For half a century, it’s been one of the most significant phrases in American Christianity. A prelude to something sacred in an unlikely place: the Gospel of Luke, King James translation, as recited by Linus van Pelt in A Charlie Brown Christmas.
My parents were atheists; I knew almost nothing about Christianity as a child, although I got the lay of the land when I was sent to Catholic school in sixth grade. Before that, my parents—especially my mother—actively worked to keep me and my sister free from religion, Christianity in particular. But we had our gods. Santa Claus and the Easter Bunny reigned over us, with great kindness and generosity, and if we came, eventually, to a crisis of faith, we dealt with it privately. My sister and I understood that our feelings about Christmas were very important to our parents. The brief—transmitted in the silent language of the family—was to be happy, because our parents had had terrible childhoods, and instead of working out their pasts in psychoanalysis or “involvement,” they threw themselves into these perfect Christmases. It was the most wonderful, extremely tense time of the year.
My earliest grasp of how Christianity worked came from the Charlie Brown Christmas special—funny, cool, beloved by all. The special was first broadcast in 1965, when Charles Schulz’s Peanuts cartoon strip was in the initial flush of its stupendous popularity (the characters had been on the cover of Time magazine that spring), syndicated in hundreds of American newspapers.
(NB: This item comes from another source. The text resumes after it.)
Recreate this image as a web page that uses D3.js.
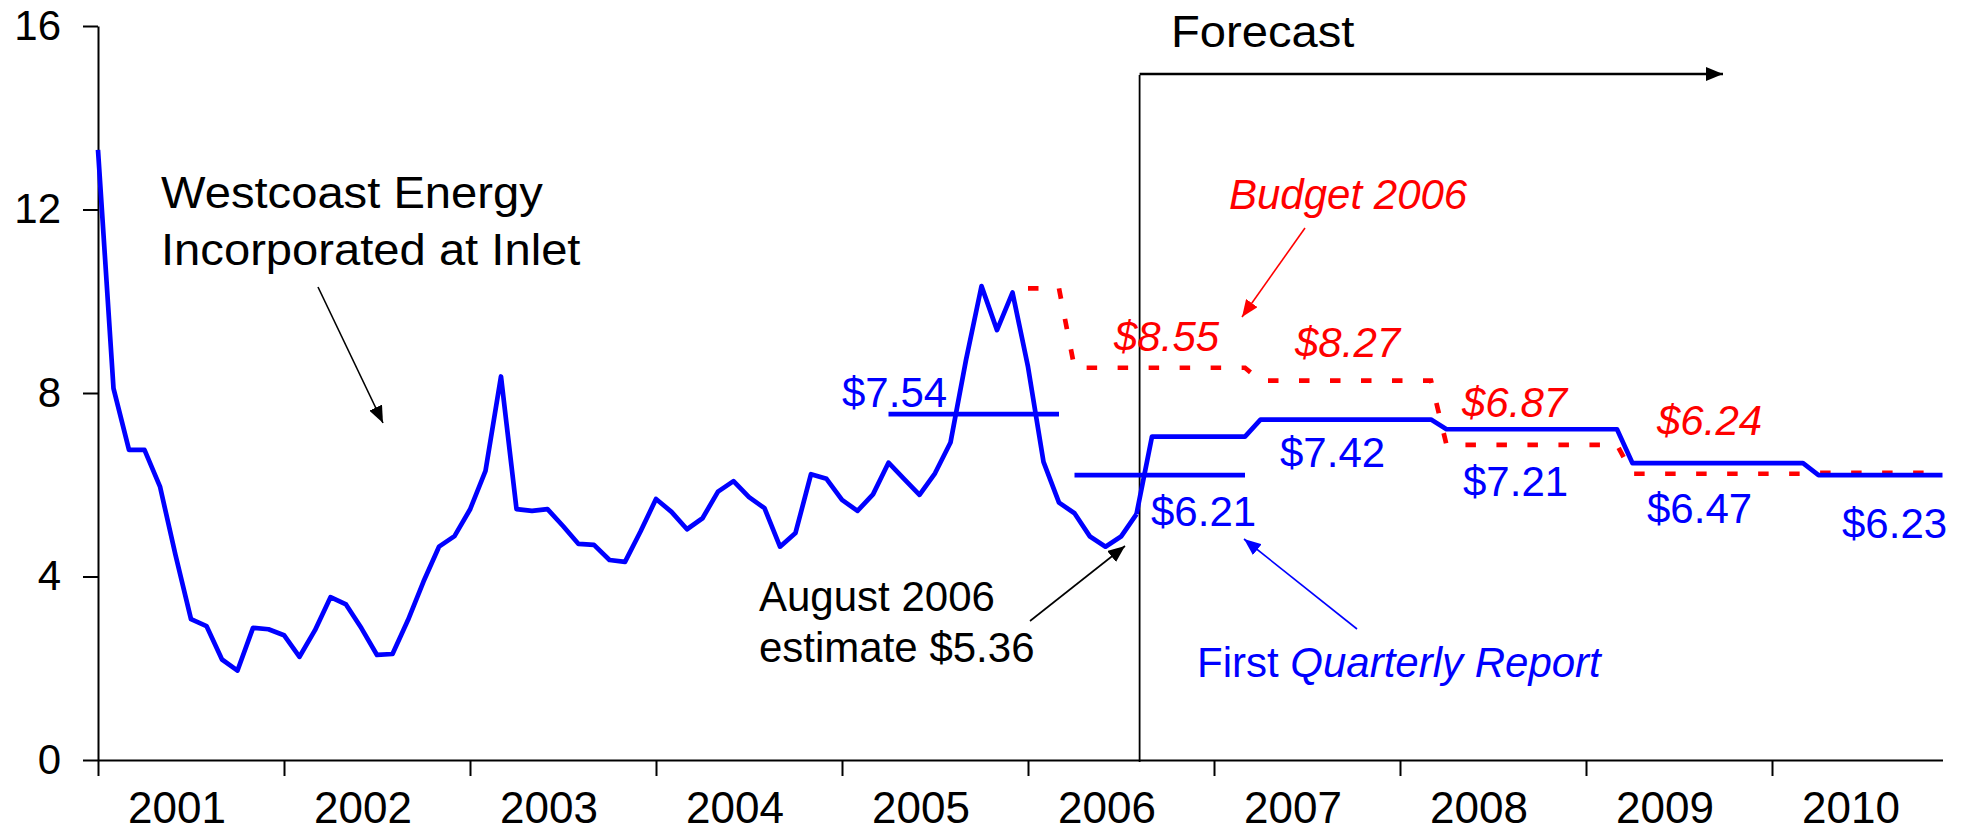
<!DOCTYPE html>
<html>
<head>
<meta charset="utf-8">
<script src="https://cdnjs.cloudflare.com/ajax/libs/d3/7.8.5/d3.min.js"></script>
<style>
  body { margin: 0; background: #fff; }
  text { font-family: "Liberation Sans", Arial, sans-serif; }
</style>
</head>
<body>
<script>
// monthly price, Jan 2001 .. Aug 2006 (index = months since Jan 2001)
const actual = [13.3, 8.1, 6.76, 6.76, 5.96, 4.47, 3.07, 2.92, 2.19, 1.95, 2.88, 2.85,
  2.72, 2.25, 2.83, 3.55, 3.39, 2.87, 2.29, 2.31, 3.05, 3.89, 4.65, 4.88,
  5.46, 6.3, 8.36, 5.47, 5.43, 5.47, 5.1, 4.71, 4.69, 4.36, 4.32, 4.98,
  5.69, 5.41, 5.03, 5.27, 5.85, 6.08, 5.73, 5.49, 4.65, 4.95, 6.23, 6.13,
  5.67, 5.43, 5.79, 6.48, 6.13, 5.78, 6.25, 6.92, 8.72, 10.33, 9.37, 10.19,
  8.57, 6.5, 5.61, 5.38, 4.87, 4.65, 4.87, 5.36]

// first quarterly report forecast (step breakpoints)
const fcMonths = [67, 68, 74, 75, 86, 87, 98, 99, 110, 111, 119]
const fcValues = [5.36, 7.05, 7.05, 7.42, 7.42, 7.21, 7.21, 6.47, 6.47, 6.21, 6.21]

// budget 2006 forecast
const budMonths = [60, 62, 63, 74, 75, 86, 87, 98, 99, 110, 111, 119]
const budValues = [10.28, 10.28, 8.55, 8.55, 8.27, 8.27, 6.87, 6.87, 6.24, 6.24, 6.26, 6.26]

// fiscal year averages
const avgStart = [51, 63]
const avgEnd = [62, 74]
const avgValues = [7.54, 6.21]

const years = ['2001', '2002', '2003', '2004', '2005', '2006', '2007', '2008', '2009', '2010']
const yTicks = [0, 4, 8, 12, 16]

var width = 1967, height = 832
var blue = '#0000ff', red = '#ff0000'

var svg = d3.select('body').append('svg')
  .attr('width', width)
  .attr('height', height)

var x = d3.scaleLinear().domain([0, 119]).range([98, 1942.5])
var y = d3.scaleLinear().domain([0, 16]).range([760, 26])

// arrow heads
var defs = svg.append('defs')
function head(id, color, w, l) {
  defs.append('marker')
    .attr('id', id)
    .attr('markerUnits', 'userSpaceOnUse')
    .attr('markerWidth', l).attr('markerHeight', w)
    .attr('refX', l).attr('refY', w / 2)
    .attr('orient', 'auto')
    .append('path')
    .attr('d', 'M0,0L' + l + ',' + (w / 2) + 'L0,' + w + 'Z')
    .attr('fill', color)
}
head('hb', 'black', 14, 17)
head('hr', red, 14, 17)
head('hu', blue, 14, 17)

// axes
var yAxis = d3.axisLeft(y).tickValues(yTicks).tickSize(15).tickSizeOuter(0).tickPadding(22)
var gy = svg.append('g').attr('transform', 'translate(' + x(0) + ',0)').call(yAxis)
gy.selectAll('text').attr('font-size', 42).attr('fill', 'black')
  .style('font-family', '"Liberation Sans", Arial, sans-serif')

var xAxis = d3.axisBottom(x).tickValues(d3.range(0, 109, 12)).tickFormat('').tickSize(16).tickSizeOuter(0)
var gx = svg.append('g').attr('transform', 'translate(0,' + y(0) + ')').call(xAxis)

svg.selectAll('.domain, .tick line').attr('stroke', 'black').attr('stroke-width', 2)

svg.append('g').selectAll('text').data(years).join('text')
  .attr('x', (d, i) => x(i * 12 + 5.1))
  .attr('y', 823)
  .attr('text-anchor', 'middle')
  .attr('font-size', 44)
  .text(d => d)

// forecast marker line + arrow
svg.append('line')
  .attr('x1', x(67.2)).attr('x2', x(67.2))
  .attr('y1', 75).attr('y2', 762)
  .attr('stroke', 'black').attr('stroke-width', 1.8)
svg.append('line')
  .attr('x1', x(67.2)).attr('x2', 1723)
  .attr('y1', 74).attr('y2', 74)
  .attr('stroke', 'black').attr('stroke-width', 2.6)
  .attr('marker-end', 'url(#hb)')

// lines
var line = d3.line().x(d => x(d[0])).y(d => y(d[1]))

svg.append('path')
  .datum(budMonths.map((m, i) => [m, budValues[i]]))
  .attr('d', line)
  .attr('fill', 'none').attr('stroke', red).attr('stroke-width', 4.7)
  .attr('stroke-dasharray', '10.5,20.5')

svg.append('path')
  .datum(actual.map((v, i) => [i, v]))
  .attr('d', line)
  .attr('fill', 'none').attr('stroke', blue).attr('stroke-width', 4.7)
  .attr('stroke-linejoin', 'round')

svg.append('path')
  .datum(fcMonths.map((m, i) => [m, fcValues[i]]))
  .attr('d', line)
  .attr('fill', 'none').attr('stroke', blue).attr('stroke-width', 4.7)
  .attr('stroke-linejoin', 'round')

svg.append('g').selectAll('line').data(avgValues).join('line')
  .attr('x1', (d, i) => x(avgStart[i])).attr('x2', (d, i) => x(avgEnd[i]))
  .attr('y1', d => y(d)).attr('y2', d => y(d))
  .attr('stroke', blue).attr('stroke-width', 4.7)

// annotations (sx = horizontal stretch, the source text is a bit wide)
function label(txt, px, py, color, size, italic, sx) {
  return svg.append('text')
    .attr('transform', 'translate(' + px + ',' + py + ') scale(' + (sx || 1) + ',1)')
    .attr('font-size', size)
    .attr('fill', color)
    .attr('font-style', italic ? 'italic' : 'normal')
    .text(txt)
}
function arrow(x1, y1, x2, y2, color, id) {
  svg.append('line')
    .attr('x1', x1).attr('y1', y1).attr('x2', x2).attr('y2', y2)
    .attr('stroke', color).attr('stroke-width', 1.6)
    .attr('marker-end', 'url(#' + id + ')')
}

label('Forecast', 1171, 47, 'black', 44.5, false, 1.06)
label('Westcoast Energy', 161, 208, 'black', 44.5, false, 1.06)
label('Incorporated at Inlet', 161, 265, 'black', 44.5, false, 1.06)
arrow(318, 287, 383, 423, 'black', 'hb')

label('August 2006', 759, 611, 'black', 42)
label('estimate $5.36', 759, 662, 'black', 42)
arrow(1030, 621, 1125, 546, 'black', 'hb')

label('Budget 2006', 1229, 209, red, 42, true)
arrow(1305, 228, 1242, 317, red, 'hr')
label('$8.55', 1114, 351, red, 42, true)
label('$8.27', 1295, 357, red, 42, true)
label('$6.87', 1462, 417, red, 42, true)
label('$6.24', 1657, 435, red, 42, true)

label('$7.54', 842, 407, blue, 42)
label('$6.21', 1151, 526, blue, 42)
label('$7.42', 1280, 467, blue, 42)
label('$7.21', 1463, 496, blue, 42)
label('$6.47', 1647, 523, blue, 42)
label('$6.23', 1842, 538, blue, 42)

var fq = label('First ', 1197, 677, blue, 42)
fq.append('tspan').attr('font-style', 'italic').text('Quarterly Report')
arrow(1357, 629, 1244, 539, blue, 'hu')
</script>
</body>
</html>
Millions of children knew and loved it, so half of the work was already done: We knew that Lucy was crabby and Sally was romantic and Schroeder was single-minded. In that time, television was not an endless range of possibilities, every watcher a Prospero, conjuring up visions on command. In those days you had three networks, and if one of them was broadcasting a show for children at night, you can bet that the news had been shouted down school stairwells and across playgrounds, and you can bet that all of us were in position, sitting on family-room carpets and living-room couches, breathing as one, soaking it all in.